Speaking at a press conference in Hong Kong earlier this week, Liz Ann Sonders, senior vice president and chief investment strategist at Charles Schwab & Co, asserted that despite recent volatility on the US stock market, it is much too soon to declare the end of the bull market.
“It's too soon to declare that the US secular bull market is over, but investors would do well to stay disciplined as the year winds down,” she said to investors.
Ms Sonders maintained that the market has likely entered more of a volatile phase due to the elevated uncertainty brought by tightening financial conditions, the ongoing trade battle between the US and China, likely peak US economic and earnings growth and recent midterm election results.
She said a potential offset to the uncertainty is what has historically been strong seasonal period for markets:
"Novembers and Decembers of US midterm election years have historically been quite strong. Additionally, the recent uptick in volatility has allowed investor sentiment – a contrarian indicator – to drop out of the excessive optimism zone, which could continue to provide some near-term support for stocks,” Ms Sonders said.
“That said, we remain cautious about equities and continue to recommend investors take no risk beyond their longer-term strategic US equity allocations.
"The current expansion of US economic growth is now the second-longest in history; but also the shallowest. I think we will get to the record-breaking point in about nine months, but it's still appropriate to highlight the signs to look for to get a sense of when the next recession will descend."
She highlighted weaker trends in a few of the subcomponents of Leading Economic Indicators (LEI), including the standard work week in the US, new orders from the Institute of Supply Management (ISM) and building permits, as notable, despite the level of LEI showing no sign of deterioration.
Ms Sonders predicted earnings growth would drop significantly into next year, as the corporate tax cuts in 2018 have made year-over-year comparisons much more difficult.
“Although this year's earning growth will exceed 20 per cent, expectations for growth in the first three quarters of 2019 are now well below 10 per cent, according to Thomson Reuters,” her report highlighted.
"The tariffs are not yet having a discernible impact on the US economy, with job growth, industrial production and business/consumer confidence remaining strong," she said.
"However, if the remaining pending and potential tariffs kick in, the impact on US gross domestic product (GDP) will become much more significant; potentially shaving more than 1 per cent off a decelerating growth rate."
Ms Sonders said the rise in October’s non-farm payroll employment to 250,000, well above expected, signals the US labor market is continuing to tighten.
“The US economy has had positive payroll growth for a record 97 months; and the unemployment rate remained steady at 3.7 per cent, matching the lowest reading since the end of 1969. But wage growth has kicked into higher gear, with average hourly earnings (AHE) jumping to 3.1 per cent year-over-year,” her report identifies.
She said the tightness of the labor market, which is typically later in economic cycles, will result in a proportionate tightness in monetary/financial conditions, which can lead to higher volatility in the equity market.
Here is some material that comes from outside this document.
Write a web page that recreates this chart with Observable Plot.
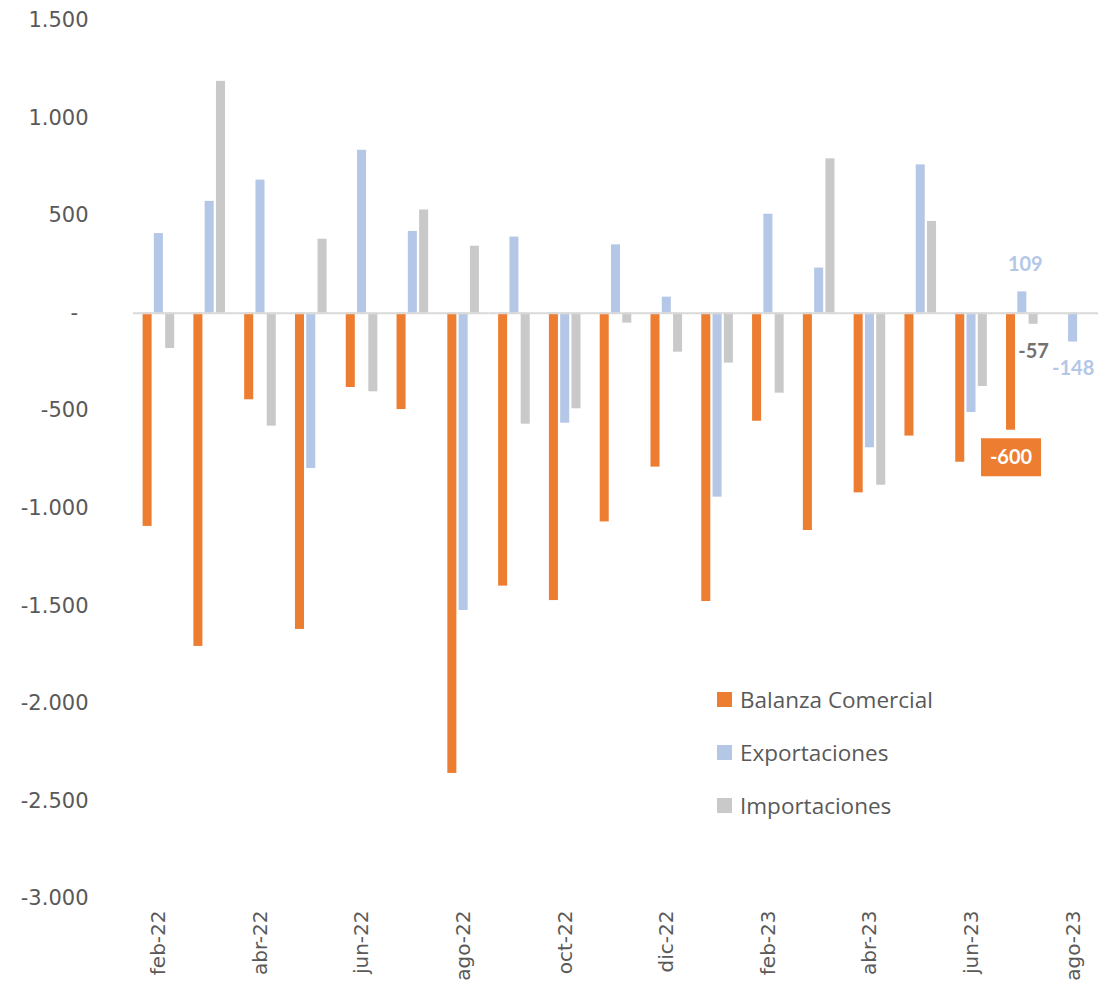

"On the other hand, the rise in interest rates and the Federal Reserve's continued hawkish tilt has raised concerns about the Fed moving too quickly or too far – especially given still-subdued inflation," said Ms Sonders.
"The core consumer price index (CPI) is up a modest 2.2 per cent over the year ago period, but that is above the Fed's 2 per cent target. Although wage growth has been slow in coming this cycle, it has picked up pace more recently."
She anticipated that the Fed will implement a rate hike once more this year, consistent with an upgraded economic outlook. She asserted that the Fed has little incentive to slow down economic growth and, hence, will remain cautious about moving in the near future. She admitted that should inflation take hold, however, the Fed will likely be forced to be more aggressive with its rate hikes in 2019, which means investors should remain cautious.
Ms Sonders suggested investors who are looking to be cautious with their portfolios should consider moving some assets into the more defensive equity sectors, such as health care, utilities and essential consumer goods.
"There will likely be more volatility, but for now US economic growth remains solid, and the midterm elections are over. Gains looking forward are likely limited by myriad of late-cycle pressures. We suggest investors remain disciplined, consider diversification and rebalancing, and consider establishing a more tactically defensive positioning," she concluded.